The task » Copy the first line of the entries below and every line after it through the line containing "plt.rcParams['hatch.linewidth'] = 0.7". Do not include pictures.
-- start --
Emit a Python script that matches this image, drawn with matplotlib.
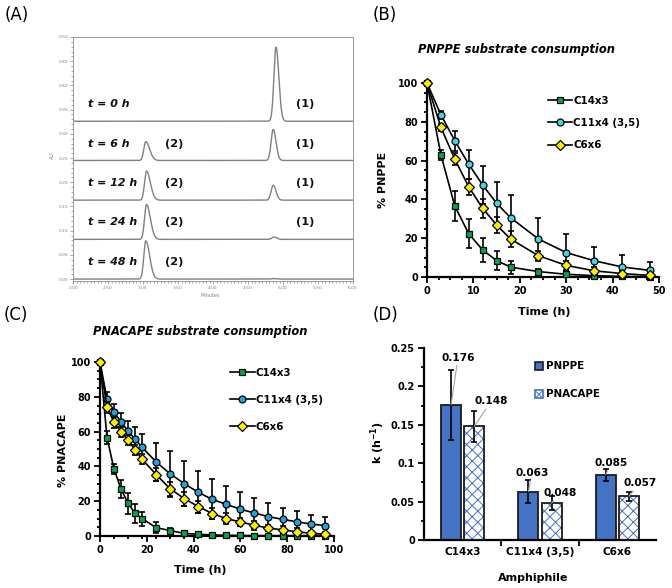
import numpy as np
import matplotlib
matplotlib.use("Agg")
import matplotlib.pyplot as plt
from matplotlib.ticker import MultipleLocator, FixedLocator
import matplotlib.patches as mpatches

plt.rcParams['font.family'] = ['DejaVu Sans']
plt.rcParams['hatch.linewidth'] = 0.7

# ---------------- DATA ----------------
# (A) chromatograms
hplc_labels = ["t = 0 h", "t = 6 h", "t = 12 h", "t = 24 h", "t = 48 h"]
hplc_baseline = [0.326, 0.245, 0.163, 0.082, 0.0]
peak1_rt = [4.90, 4.86, 4.86, 4.87, 4.87]
peak1_height = [0.153, 0.064, 0.031, 0.005, 0.001]
peak2_rt = [3.04, 3.04, 3.05, 3.05, 3.04]
peak2_height = [0.0, 0.039, 0.060, 0.072, 0.079]
peak1_tag = ["(1)", "(1)", "(1)", "(1)", ""]
peak2_tag = ["", "(2)", "(2)", "(2)", "(2)"]

# (B) PNPPE consumption
time_B = [0, 3, 6, 9, 12, 15, 18, 24, 30, 36, 42, 48]
B_C14x3 = [100, 63, 36.5, 22.3, 13.9, 8.5, 5.1, 2.8, 1.4, 0.7, 0.3, 0.2]
B_C14x3_err = [0, 2.5, 7.6, 7.6, 6.1, 4.9, 3.3, 1.2, 0.6, 0.3, 0.2, 0.1]
B_C11x4 = [100, 83.6, 70.2, 58.1, 47.4, 38.0, 30.6, 19.6, 12.6, 8.4, 5.2, 3.4]
B_C11x4_err = [0, 2.0, 5.0, 7.4, 10.0, 11.2, 11.8, 11.0, 9.5, 7.1, 6.0, 4.4]
B_C6x6 = [100, 77.1, 60.7, 46.4, 35.4, 26.8, 19.6, 11.0, 6.0, 3.2, 1.8, 0.8]
B_C6x6_err = [0, 2.0, 3.0, 4.0, 5.0, 4.2, 4.3, 2.5, 2.5, 2.0, 1.5, 1.2]

# (C) PNACAPE consumption
time_C = [0, 3, 6, 9, 12, 15, 18, 24, 30, 36, 42, 48, 54, 60, 66, 72, 78, 84, 90, 96]
C_C14x3 = [100, 56.6, 38.4, 27.0, 18.8, 13.0, 10.0, 4.8, 3.1, 1.5, 1.0, 0.6, 0.4,
           0.3, 0.2, 0.2, 0.2, 0.2, 0.2, 0.2]
C_C14x3_err = [0, 3.5, 3.0, 5.0, 6.0, 5.5, 4.0, 3.0, 1.5, 0.8, 0.6, 0.4, 0.3,
               0.2, 0.2, 0.2, 0.2, 0.2, 0.2, 0.2]
C_C11x4 = [100, 78.7, 71.0, 65.6, 60.3, 55.7, 50.9, 42.6, 35.7, 30.1, 25.1, 21.0,
           18.2, 15.4, 13.2, 11.1, 9.6, 8.2, 6.9, 6.0]
C_C11x4_err = [0, 4.0, 5.0, 5.0, 6.0, 7.0, 8.0, 11.0, 13.0, 13.0, 12.0, 11.5,
               10.3, 9.8, 8.5, 7.8, 6.5, 6.0, 5.3, 4.8]
C_C6x6 = [100, 73.9, 65.3, 59.9, 55.1, 49.5, 44.1, 35.3, 27.1, 21.5, 16.9, 12.9,
          10.0, 8.1, 6.1, 4.6, 3.5, 2.5, 1.6, 1.0]
C_C6x6_err = [0, 3.0, 3.0, 3.0, 3.0, 3.0, 3.0, 3.5, 4.0, 4.0, 3.5, 3.0, 3.0,
              2.5, 2.5, 2.0, 2.0, 2.0, 1.5, 1.5]

series_names = ["C14x3", "C11x4 (3,5)", "C6x6"]

# (D) rate constants
amphiphiles = ["C14x3", "C11x4 (3,5)", "C6x6"]
k_PNPPE = [0.176, 0.063, 0.085]
k_PNPPE_err = [0.046, 0.015, 0.008]
k_PNACAPE = [0.148, 0.048, 0.057]
k_PNACAPE_err = [0.020, 0.009, 0.006]

# ---------------- FIGURE ----------------
W, H = 672, 588
fig = plt.figure(figsize=(W / 100, H / 100), dpi=100)


def rect(l, t, r, b):
    return [l / W, 1 - b / H, (r - l) / W, (b - t) / H]


TICK_FS = 7
LAB_FS = 8
BOLD = 'bold'

# ---------- Panel A ----------
axA = fig.add_axes(rect(73, 37, 353, 281.5))
gray = '#808080'
x = np.linspace(2.0, 6.0, 3000)


def peak(xx, rt, sl, sr):
    s = np.where(xx < rt, sl, sr)
    return np.exp(-0.5 * ((xx - rt) / s) ** 2)


for i in range(len(hplc_labels)):
    y = (hplc_baseline[i]
         + peak1_height[i] * peak(x, peak1_rt[i], 0.030, 0.040)
         + peak2_height[i] * peak(x, peak2_rt[i], 0.028, 0.055))
    axA.plot(x, y, color=gray, lw=1.0)
    ty = hplc_baseline[i] + 0.035
    axA.text(2.21, ty, hplc_labels[i], fontsize=7.9, fontweight='heavy',
             fontstyle='italic', va='center', ha='left', color='#111111')
    if peak1_tag[i]:
        axA.text(5.31, ty, peak1_tag[i], fontsize=8.2, fontweight='bold',
                 va='center', ha='center', color='#111111')
    if peak2_tag[i]:
        axA.text(3.44, ty, peak2_tag[i], fontsize=8.2, fontweight='bold',
                 va='center', ha='center', color='#111111')

axA.set_xlim(2.0, 6.0)
axA.set_ylim(-0.005, 0.50)
axA.xaxis.set_major_locator(MultipleLocator(0.5))
axA.xaxis.set_minor_locator(MultipleLocator(0.05))
axA.yaxis.set_major_locator(MultipleLocator(0.05))
axA.yaxis.set_minor_locator(MultipleLocator(0.01))
axA.xaxis.set_major_formatter(matplotlib.ticker.FormatStrFormatter('%.2f'))
axA.yaxis.set_major_formatter(matplotlib.ticker.FormatStrFormatter('%.2f'))
axA.tick_params(which='both', labelsize=3.2, colors=gray, width=0.5, pad=1)
axA.tick_params(which='major', length=2.2)
axA.tick_params(which='minor', length=1.2)
for sp in axA.spines.values():
    sp.set_color('#999999')
    sp.set_linewidth(0.7)
axA.set_xlabel('Minutes', fontsize=3.5, color=gray, va='center')
axA.xaxis.set_label_coords(0.49, -0.057)
axA.set_ylabel('AU', fontsize=3.5, color=gray, va='center')
axA.yaxis.set_label_coords(-0.075, 0.516)


def style_kinetic(ax):
    for s in ['top', 'right']:
        ax.spines[s].set_visible(False)
    for s in ['left', 'bottom']:
        ax.spines[s].set_linewidth(1.6)
    ax.tick_params(which='both', direction='out', width=1.3, labelsize=TICK_FS)
    ax.tick_params(which='major', length=4.5, pad=2)
    ax.tick_params(which='minor', length=2.5)
    for lab in ax.get_xticklabels() + ax.get_yticklabels():
        lab.set_fontweight(BOLD)


def draw_kinetics(ax, t, data, errs, colors):
    markers = ['s', 'o', 'D']
    handles = []
    for j in range(3):
        ax.errorbar(t, data[j], yerr=errs[j], fmt='none', ecolor='k',
                    elinewidth=1.2, capsize=2.5, capthick=1.2, zorder=2 + j,
                    clip_on=False)
        ln, = ax.plot(t, data[j], '-', color='k', lw=1.2, marker=markers[j],
                      ms=5.0, mfc=colors[j], mec='k', mew=0.9,
                      zorder=3 + j, clip_on=False, label=series_names[j])
        handles.append(ln)
    return handles


# ---------- Panel B ----------
axB = fig.add_axes(rect(427, 83, 659, 277))
hB = draw_kinetics(axB, time_B, [B_C14x3, B_C11x4, B_C6x6],
                   [B_C14x3_err, B_C11x4_err, B_C6x6_err],
                   ['#00A651', '#40D4E4', '#FFF000'])
axB.set_xlim(0, 50)
axB.set_ylim(0, 100)
axB.xaxis.set_major_locator(MultipleLocator(10))
axB.xaxis.set_minor_locator(MultipleLocator(2.5))
axB.yaxis.set_major_locator(MultipleLocator(20))
axB.yaxis.set_minor_locator(MultipleLocator(5))
style_kinetic(axB)
axB.set_xlabel('Time (h)', fontsize=LAB_FS, fontweight=BOLD, va='center')
axB.xaxis.set_label_coords(0.504, -0.18)
axB.set_ylabel('% PNPPE', fontsize=LAB_FS, fontweight=BOLD, va='center')
axB.yaxis.set_label_coords(-0.19, 0.5)
axB.legend(handles=hB, loc='upper left', bbox_to_anchor=(0.52, 0.935),
           frameon=False, prop={'weight': 'bold', 'size': 7.4},
           handlelength=2.4, handletextpad=0.1, labelspacing=1.2,
           borderpad=0, borderaxespad=0)
fig.text(517 / W, 1 - 50 / H, 'PNPPE substrate consumption', fontsize=8.3,
         fontweight='bold', fontstyle='italic', ha='center', va='center')

# ---------- Panel C ----------
axC = fig.add_axes(rect(100, 362, 334, 536))
hC = draw_kinetics(axC, time_C, [C_C14x3, C_C11x4, C_C6x6],
                   [C_C14x3_err, C_C11x4_err, C_C6x6_err],
                   ['#00A651', '#1EA2D8', '#FFF000'])
axC.set_xlim(0, 100)
axC.set_ylim(0, 100)
axC.xaxis.set_major_locator(MultipleLocator(20))
axC.xaxis.set_minor_locator(MultipleLocator(6))
axC.yaxis.set_major_locator(MultipleLocator(20))
axC.yaxis.set_minor_locator(MultipleLocator(5))
style_kinetic(axC)
axC.set_xlabel('Time (h)', fontsize=LAB_FS, fontweight=BOLD, va='center')
axC.xaxis.set_label_coords(0.427, -0.195)
axC.set_ylabel('% PNACAPE', fontsize=LAB_FS, fontweight=BOLD, va='center')
axC.yaxis.set_label_coords(-0.158, 0.494)
axC.legend(handles=hC, loc='upper left', bbox_to_anchor=(0.555, 0.965),
           frameon=False, prop={'weight': 'bold', 'size': 7.4},
           handlelength=2.4, handletextpad=0.1, labelspacing=1.65,
           borderpad=0, borderaxespad=0)
fig.text(200 / W, 1 - 332 / H, 'PNACAPE substrate consumption', fontsize=8.3,
         fontweight='bold', fontstyle='italic', ha='center', va='center')

# ---------- Panel D ----------
axD = fig.add_axes(rect(424, 348, 656, 540))
xpos = np.arange(len(amphiphiles))
bw = 0.26
off = 0.15
blue = '#4472C4'
axD.bar(xpos - off, k_PNPPE, bw, color=blue, edgecolor='#1a1a1a',
        lw=1.3, label='PNPPE', zorder=2)
axD.bar(xpos + off, k_PNACAPE, bw, color='white', edgecolor=blue,
        hatch='xxx', lw=0, zorder=2)
axD.bar(xpos + off, k_PNACAPE, bw, color='none', edgecolor='#1a1a1a',
        lw=1.3, zorder=3)
axD.errorbar(xpos - off, k_PNPPE, yerr=k_PNPPE_err, fmt='none', ecolor='k',
             elinewidth=1.2, capsize=2.5, capthick=1.2, zorder=4)
axD.errorbar(xpos + off, k_PNACAPE, yerr=k_PNACAPE_err, fmt='none', ecolor='k',
             elinewidth=1.2, capsize=2.5, capthick=1.2, zorder=4)

lab_off_P = [(5, 34), (2.5, 13.4), (3.7, 8.4)]
lab_off_A = [(12, 18), (6, 7.2), (8, 9.4)]
for i in range(len(amphiphiles)):
    for xs, val, o in [(xpos[i] - off, k_PNPPE[i], lab_off_P[i]),
                       (xpos[i] + off, k_PNACAPE[i], lab_off_A[i])]:
        axD.annotate(f'{val:.3f}', xy=(xs, val), xytext=o,
                     textcoords='offset points', ha='center', va='center',
                     fontsize=7.6, fontweight='bold', zorder=6,
                     arrowprops=dict(arrowstyle='-', color='#a6a6a6', lw=0.8,
                                     shrinkA=0, shrinkB=0))

axD.set_xlim(-0.5, 2.5)
axD.set_ylim(0, 0.25)
axD.yaxis.set_major_locator(FixedLocator([0, 0.05, 0.1, 0.15, 0.2, 0.25]))
axD.set_yticklabels(['0', '0.05', '0.1', '0.15', '0.2', '0.25'])
axD.yaxis.set_minor_locator(MultipleLocator(0.025))
axD.set_xticks(xpos)
axD.set_xticklabels(amphiphiles)
axD.xaxis.set_minor_locator(FixedLocator([0.5, 1.5]))
style_kinetic(axD)
axD.tick_params(axis='x', which='major', length=0, pad=5)
axD.tick_params(axis='x', which='minor', length=4.5, width=1.3)
for lab in axD.get_xticklabels():
    lab.set_fontsize(7.6)
axD.set_xlabel('Amphiphile', fontsize=LAB_FS, fontweight=BOLD, va='center')
axD.xaxis.set_label_coords(0.47, -0.198)
axD.set_ylabel('k (h$^{\\mathregular{-1}}$)', fontsize=LAB_FS, fontweight=BOLD,
               va='center')
axD.yaxis.set_label_coords(-0.198, 0.505)
legD_h = [mpatches.Patch(facecolor=blue, edgecolor='#1a1a1a', lw=1.2),
          mpatches.Patch(facecolor='white', edgecolor=blue, hatch='xxx', lw=1.2)]
axD.legend(legD_h, ['PNPPE', 'PNACAPE'], loc='upper left',
           bbox_to_anchor=(0.48, 0.93), frameon=False,
           prop={'weight': 'bold', 'size': 7.4}, handlelength=0.75,
           handleheight=0.75, handletextpad=0.25, labelspacing=1.75,
           borderpad=0, borderaxespad=0)

# panel letters
for lbl, px, py in [('(A)', 17, 15), ('(B)', 385, 15), ('(C)', 16, 315),
                    ('(D)', 385, 315)]:
    fig.text(px / W, 1 - py / H, lbl, fontsize=12, ha='center', va='center')

fig.savefig('out.png', dpi=100)
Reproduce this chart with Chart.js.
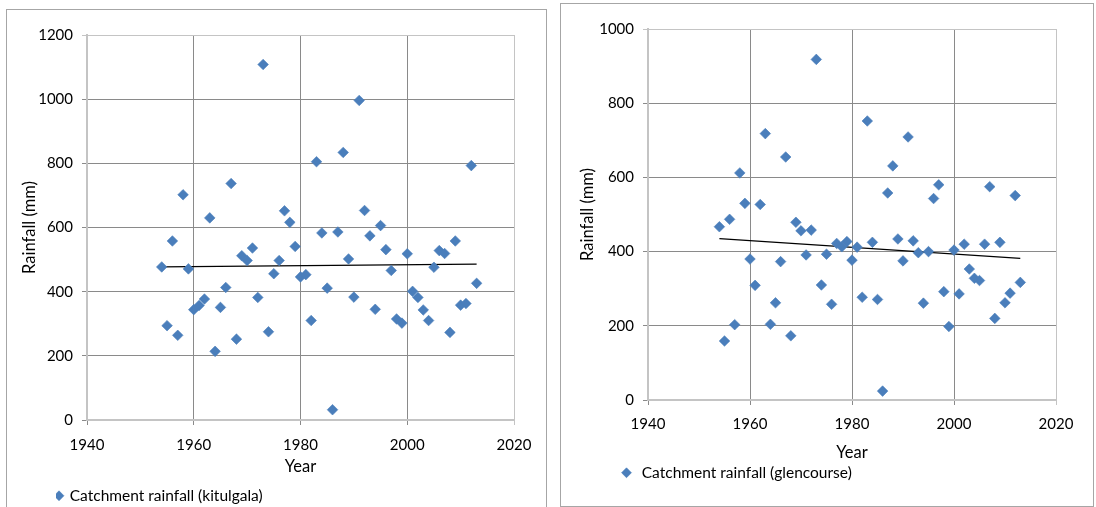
-- end --
Task output »
Emit a Python script that matches this image, drawn with matplotlib.
import numpy as np
import matplotlib
matplotlib.use("Agg")
import matplotlib.pyplot as plt
from matplotlib.ticker import MultipleLocator, FixedLocator
import matplotlib.patches as mpatches

plt.rcParams['font.family'] = ['DejaVu Sans']
plt.rcParams['hatch.linewidth'] = 0.7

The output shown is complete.